ArchivesLa Butte à Mathieu, le rendez-vous des chansonniers québécois de 1959 à 1976

De 1959 à 1976 des jeunes se rendaient à La Butte à Mathieu à Val-David pour entendre ceux qui allaient devenir les plus grands chansonniers québécois.
Photo : Radio-Canada
Prenez note que cet article publié en 2021 pourrait contenir des informations qui ne sont plus à jour.
Il y a 45 ans, à l’été 1976, la boîte à chansons La Butte à Mathieu fermait ses portes après 17 ans d’activité. Située dans le village de Val-David dans les Laurentides, La Butte a accueilli tous les plus grands chansonniers du Québec. Retour en archives sur ce lieu mythique de la chanson d’ici.
C’est en 1959 que l’artiste peintre et graphiste Gilles Mathieu fonde La Butte à Mathieu dans un bâtiment de ferme de Val-David.
La Butte à Mathieu est considérée comme la première boîte à chanson du Québec. Elle voit le jour la même année que celle des Bozos situés à Montréal.
La Butte à Mathieu permettra à des auteurs, poètes, monologuistes, comédiens, interprètes et musiciens de travailler avec la langue québécoise.
C’est à la Butte que font leurs débuts des chanteurs comme Jean-Pierre Ferland, Robert Charlebois et Tex Lecor.

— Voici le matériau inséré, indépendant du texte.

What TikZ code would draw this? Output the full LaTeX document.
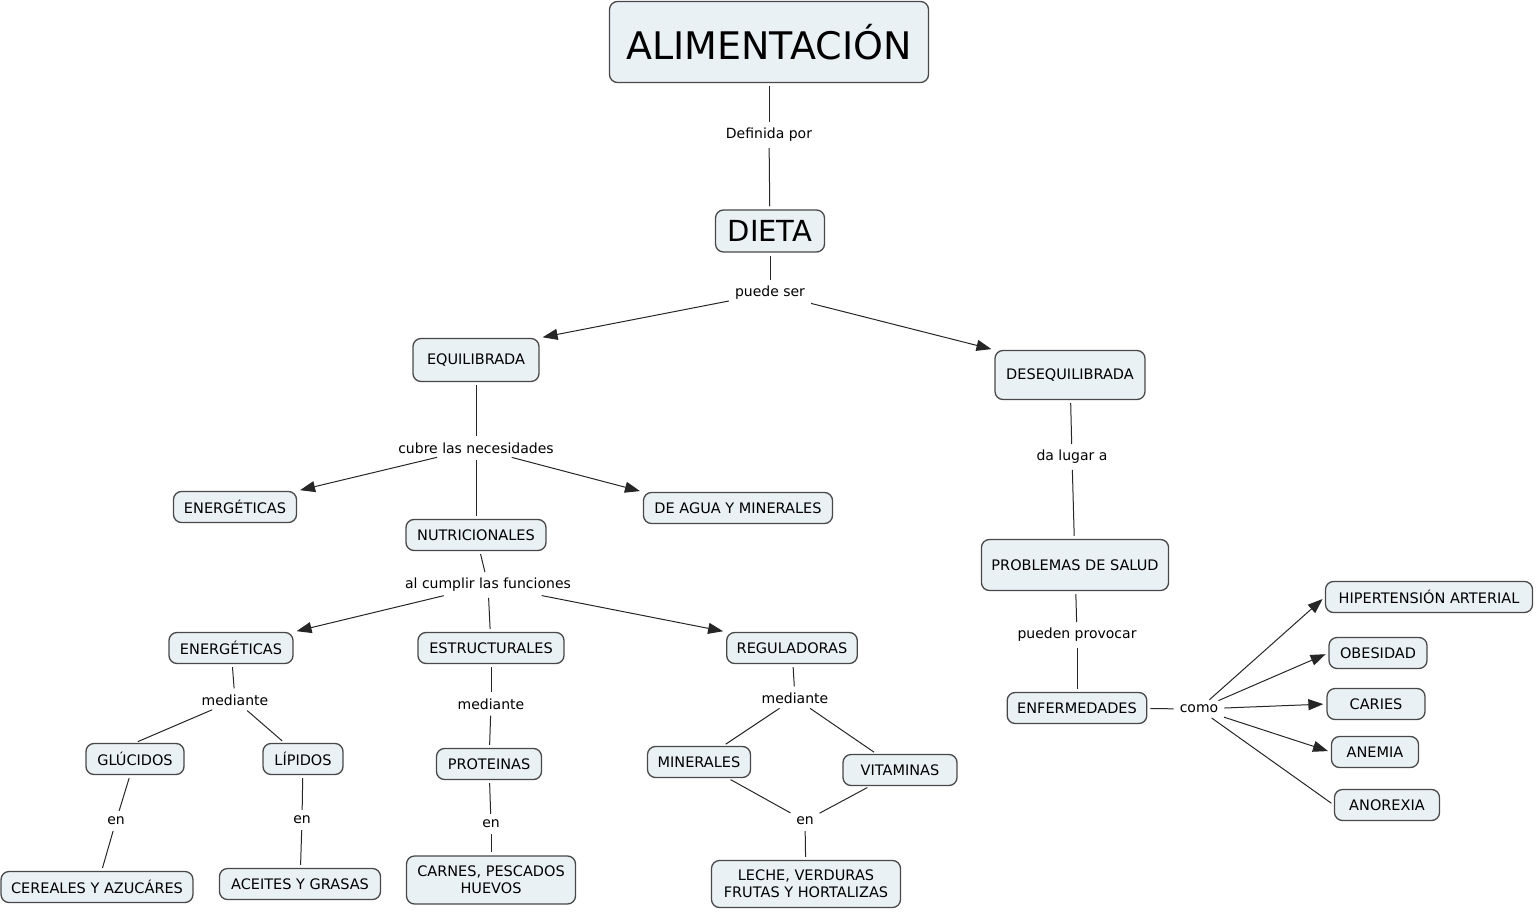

Robert Charlebois se fait connaître du public dans les années soixante à La Butte à Mathieu (1964).
Photo : Radio-Canada
Raymond Lévesque y tiendra durant 12 ans des revues de l’actualité et de chansons.
À l’automne, je présentais les Jérolas. Ce soir, j’ai Les Cyniques pour deux samedis, j’ai Renée Claude, ensuite Georges Dor. J’ai Félix Leclerc qui vient au mois de novembre, Yvon Deschamps. Jean-Pierre Ferland au mois de décembre.
Des artistes français de renom comme Guy Béart, Claude Nougaro, Barbara et Colette Renard se rendront également à Val-David.
Quatre ans après l’ouverture de sa boîte à chansons, le 14 juillet 1963, le propriétaire donne une entrevue à l’émission Présence de l’art.

Présence de l’art, 14 juillet 1963
Par-delà la voix du chanteur Claude Léveillée qui interprète au piano Le rendez-vous, Gilles Mathieu explique que l’ambiance des lieux, créée avec des antiquités, des filets de pêche, des nappes à carreaux, des chandelles et même quelques animaux de ferme, a attiré les jeunes.
Comme La Butte à Mathieu ne sert pas de boissons, il n’est pas obligé de refuser ceux qui n’ont pas 20 ans. Le public est surtout composé d’étudiants qui se rendent à Val-David par le train du Nord, en autobus ou sur le pouce.
Chaque samedi, en plus de présenter des vedettes, les premières parties sont assurées par des débutants, qui pour certains deviendront les prochaines têtes d’affiche.
La butte ce n’est pas seulement une salle de spectacle, je me suis organisé pour en faire un peu un village canadien. J’ai construit des maisons alentour, j’ai des animaux. C’est un peu comme une ferme.
La butte ouvre le samedi après-midi et ferme le dimanche en soirée.

Déjà 20 ans, 16 septembre 1983
Comme l’explique le journaliste Pierre Nadeau dans ce reportage tiré de l’émission 20 ans déjà, le succès de La butte naît d’un concert de Félix Leclerc.
En moins d’un an, tout ce que le Québec compte de poètes, de chanteurs, d’auteurs-compositeurs sait que La butte est plus qu’une simple boîte. L’endroit est sympathique et c’est la fête toutes les fins de semaine.
L’aventure de La Butte a duré 17 ans. Avec l’ouverture de la Place des Arts et la décision du gouvernement de financer les théâtres et maisons de la culture qui présentaient alors des tours de chant, les chansonniers ont délaissé les boîtes à chansons pour les salles de spectacle.
Nous, les boîtes à chansons, le gouvernement ne nous a jamais aidés. Nous avons été obligés, un moment donné, de ne présenter que de la relève, et la relève, ça n’attire pas beaucoup…
Au début de juin 1976, faisant face à un déficit important, Gilles Mathieu est contraint de mettre la clé sous la porte faute de financement de la part du gouvernement.

Ce soir, 3 juin 1976
Comme l’annonce l’animateur Gabi Drouin au bulletin de nouvelles du 3 juin 1976, La Butte procède à une vente aux enchères.
En 2010, Gilles Mathieu s'est vu remettre le titre de chevalier de l’Ordre de la pléiade du Québec pour sa contribution à l’essor de la culture québécoise.